**Data lines:**
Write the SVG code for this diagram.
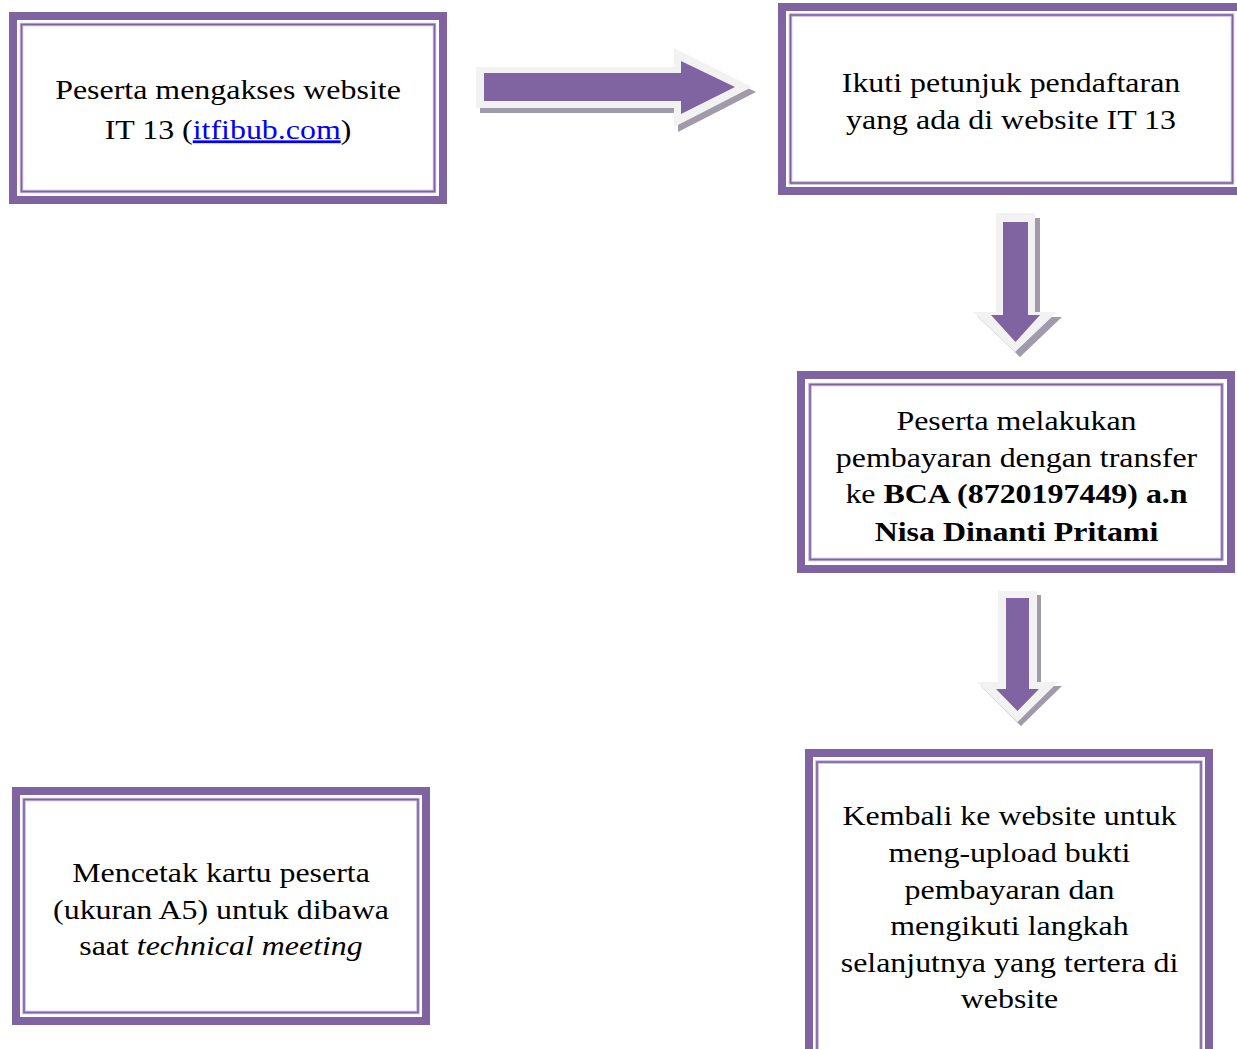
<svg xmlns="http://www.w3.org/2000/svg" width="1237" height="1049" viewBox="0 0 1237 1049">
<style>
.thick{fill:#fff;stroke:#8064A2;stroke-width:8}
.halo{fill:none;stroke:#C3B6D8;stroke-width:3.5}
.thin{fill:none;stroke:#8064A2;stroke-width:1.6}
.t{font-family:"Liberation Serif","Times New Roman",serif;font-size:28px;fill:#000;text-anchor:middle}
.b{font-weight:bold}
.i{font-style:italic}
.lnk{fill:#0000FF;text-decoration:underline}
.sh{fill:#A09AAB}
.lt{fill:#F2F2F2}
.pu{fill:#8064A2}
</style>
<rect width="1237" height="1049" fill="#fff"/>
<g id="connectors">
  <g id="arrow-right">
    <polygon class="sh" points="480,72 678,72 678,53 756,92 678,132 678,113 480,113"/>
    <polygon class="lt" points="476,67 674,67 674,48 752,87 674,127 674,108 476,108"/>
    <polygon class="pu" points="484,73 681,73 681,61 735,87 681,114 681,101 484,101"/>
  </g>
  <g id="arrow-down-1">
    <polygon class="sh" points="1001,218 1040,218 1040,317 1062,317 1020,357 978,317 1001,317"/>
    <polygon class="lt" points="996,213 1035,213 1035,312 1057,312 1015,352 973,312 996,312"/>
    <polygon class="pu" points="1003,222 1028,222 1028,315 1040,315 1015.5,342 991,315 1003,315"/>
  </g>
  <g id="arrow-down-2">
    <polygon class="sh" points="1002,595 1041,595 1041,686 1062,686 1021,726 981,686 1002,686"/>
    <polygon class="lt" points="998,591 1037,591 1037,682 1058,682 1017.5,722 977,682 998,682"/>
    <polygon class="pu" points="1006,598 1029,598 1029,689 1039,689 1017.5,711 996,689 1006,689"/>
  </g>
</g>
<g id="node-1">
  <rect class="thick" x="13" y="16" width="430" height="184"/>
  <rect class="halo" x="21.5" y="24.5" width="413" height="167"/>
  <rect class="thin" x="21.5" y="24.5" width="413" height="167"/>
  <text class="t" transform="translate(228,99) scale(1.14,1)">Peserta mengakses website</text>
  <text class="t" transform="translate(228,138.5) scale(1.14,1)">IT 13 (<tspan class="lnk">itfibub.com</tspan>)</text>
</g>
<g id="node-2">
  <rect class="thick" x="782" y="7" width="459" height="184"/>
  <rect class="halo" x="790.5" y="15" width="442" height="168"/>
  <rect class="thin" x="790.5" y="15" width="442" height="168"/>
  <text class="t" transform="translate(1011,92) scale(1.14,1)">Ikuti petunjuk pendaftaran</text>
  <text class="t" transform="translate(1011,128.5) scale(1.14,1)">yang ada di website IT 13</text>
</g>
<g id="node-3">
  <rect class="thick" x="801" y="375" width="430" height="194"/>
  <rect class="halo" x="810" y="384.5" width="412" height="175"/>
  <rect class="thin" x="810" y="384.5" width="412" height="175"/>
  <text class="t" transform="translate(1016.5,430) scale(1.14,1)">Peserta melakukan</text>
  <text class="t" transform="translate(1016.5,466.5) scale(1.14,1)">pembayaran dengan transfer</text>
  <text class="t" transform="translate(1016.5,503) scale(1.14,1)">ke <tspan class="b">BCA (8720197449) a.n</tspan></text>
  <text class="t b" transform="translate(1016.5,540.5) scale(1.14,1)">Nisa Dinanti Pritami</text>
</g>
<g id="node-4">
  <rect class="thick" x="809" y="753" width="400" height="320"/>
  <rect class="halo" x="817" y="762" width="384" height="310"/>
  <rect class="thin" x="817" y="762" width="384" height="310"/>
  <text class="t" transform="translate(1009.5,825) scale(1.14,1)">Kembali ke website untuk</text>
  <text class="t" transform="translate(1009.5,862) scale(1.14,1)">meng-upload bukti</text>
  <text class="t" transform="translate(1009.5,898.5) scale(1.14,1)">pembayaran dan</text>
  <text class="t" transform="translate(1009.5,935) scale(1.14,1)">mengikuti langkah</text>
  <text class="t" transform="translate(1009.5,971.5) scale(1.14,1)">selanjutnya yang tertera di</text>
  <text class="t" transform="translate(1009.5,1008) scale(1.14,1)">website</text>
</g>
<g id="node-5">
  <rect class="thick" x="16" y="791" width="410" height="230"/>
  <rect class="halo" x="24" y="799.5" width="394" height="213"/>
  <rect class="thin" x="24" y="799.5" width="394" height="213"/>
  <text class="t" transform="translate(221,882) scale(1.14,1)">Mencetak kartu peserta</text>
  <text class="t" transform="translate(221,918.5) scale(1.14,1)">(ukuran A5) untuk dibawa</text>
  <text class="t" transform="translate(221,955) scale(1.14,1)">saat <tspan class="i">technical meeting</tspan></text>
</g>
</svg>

**Written instruction:** Reproduce all of the data exactly, omitting each picture it holds.

**The completed task:**
Write the SVG code for this diagram.
<svg xmlns="http://www.w3.org/2000/svg" width="1237" height="1049" viewBox="0 0 1237 1049">
<style>
.thick{fill:#fff;stroke:#8064A2;stroke-width:8}
.halo{fill:none;stroke:#C3B6D8;stroke-width:3.5}
.thin{fill:none;stroke:#8064A2;stroke-width:1.6}
.t{font-family:"Liberation Serif","Times New Roman",serif;font-size:28px;fill:#000;text-anchor:middle}
.b{font-weight:bold}
.i{font-style:italic}
.lnk{fill:#0000FF;text-decoration:underline}
.sh{fill:#A09AAB}
.lt{fill:#F2F2F2}
.pu{fill:#8064A2}
</style>
<rect width="1237" height="1049" fill="#fff"/>
<g id="connectors">
  <g id="arrow-right">
    <polygon class="sh" points="480,72 678,72 678,53 756,92 678,132 678,113 480,113"/>
    <polygon class="lt" points="476,67 674,67 674,48 752,87 674,127 674,108 476,108"/>
    <polygon class="pu" points="484,73 681,73 681,61 735,87 681,114 681,101 484,101"/>
  </g>
  <g id="arrow-down-1">
    <polygon class="sh" points="1001,218 1040,218 1040,317 1062,317 1020,357 978,317 1001,317"/>
    <polygon class="lt" points="996,213 1035,213 1035,312 1057,312 1015,352 973,312 996,312"/>
    <polygon class="pu" points="1003,222 1028,222 1028,315 1040,315 1015.5,342 991,315 1003,315"/>
  </g>
  <g id="arrow-down-2">
    <polygon class="sh" points="1002,595 1041,595 1041,686 1062,686 1021,726 981,686 1002,686"/>
    <polygon class="lt" points="998,591 1037,591 1037,682 1058,682 1017.5,722 977,682 998,682"/>
    <polygon class="pu" points="1006,598 1029,598 1029,689 1039,689 1017.5,711 996,689 1006,689"/>
  </g>
</g>
<g id="node-1">
  <rect class="thick" x="13" y="16" width="430" height="184"/>
  <rect class="halo" x="21.5" y="24.5" width="413" height="167"/>
  <rect class="thin" x="21.5" y="24.5" width="413" height="167"/>
  <text class="t" transform="translate(228,99) scale(1.14,1)">Peserta mengakses website</text>
  <text class="t" transform="translate(228,138.5) scale(1.14,1)">IT 13 (<tspan class="lnk">itfibub.com</tspan>)</text>
</g>
<g id="node-2">
  <rect class="thick" x="782" y="7" width="459" height="184"/>
  <rect class="halo" x="790.5" y="15" width="442" height="168"/>
  <rect class="thin" x="790.5" y="15" width="442" height="168"/>
  <text class="t" transform="translate(1011,92) scale(1.14,1)">Ikuti petunjuk pendaftaran</text>
  <text class="t" transform="translate(1011,128.5) scale(1.14,1)">yang ada di website IT 13</text>
</g>
<g id="node-3">
  <rect class="thick" x="801" y="375" width="430" height="194"/>
  <rect class="halo" x="810" y="384.5" width="412" height="175"/>
  <rect class="thin" x="810" y="384.5" width="412" height="175"/>
  <text class="t" transform="translate(1016.5,430) scale(1.14,1)">Peserta melakukan</text>
  <text class="t" transform="translate(1016.5,466.5) scale(1.14,1)">pembayaran dengan transfer</text>
  <text class="t" transform="translate(1016.5,503) scale(1.14,1)">ke <tspan class="b">BCA (8720197449) a.n</tspan></text>
  <text class="t b" transform="translate(1016.5,540.5) scale(1.14,1)">Nisa Dinanti Pritami</text>
</g>
<g id="node-4">
  <rect class="thick" x="809" y="753" width="400" height="320"/>
  <rect class="halo" x="817" y="762" width="384" height="310"/>
  <rect class="thin" x="817" y="762" width="384" height="310"/>
  <text class="t" transform="translate(1009.5,825) scale(1.14,1)">Kembali ke website untuk</text>
  <text class="t" transform="translate(1009.5,862) scale(1.14,1)">meng-upload bukti</text>
  <text class="t" transform="translate(1009.5,898.5) scale(1.14,1)">pembayaran dan</text>
  <text class="t" transform="translate(1009.5,935) scale(1.14,1)">mengikuti langkah</text>
  <text class="t" transform="translate(1009.5,971.5) scale(1.14,1)">selanjutnya yang tertera di</text>
  <text class="t" transform="translate(1009.5,1008) scale(1.14,1)">website</text>
</g>
<g id="node-5">
  <rect class="thick" x="16" y="791" width="410" height="230"/>
  <rect class="halo" x="24" y="799.5" width="394" height="213"/>
  <rect class="thin" x="24" y="799.5" width="394" height="213"/>
  <text class="t" transform="translate(221,882) scale(1.14,1)">Mencetak kartu peserta</text>
  <text class="t" transform="translate(221,918.5) scale(1.14,1)">(ukuran A5) untuk dibawa</text>
  <text class="t" transform="translate(221,955) scale(1.14,1)">saat <tspan class="i">technical meeting</tspan></text>
</g>
</svg>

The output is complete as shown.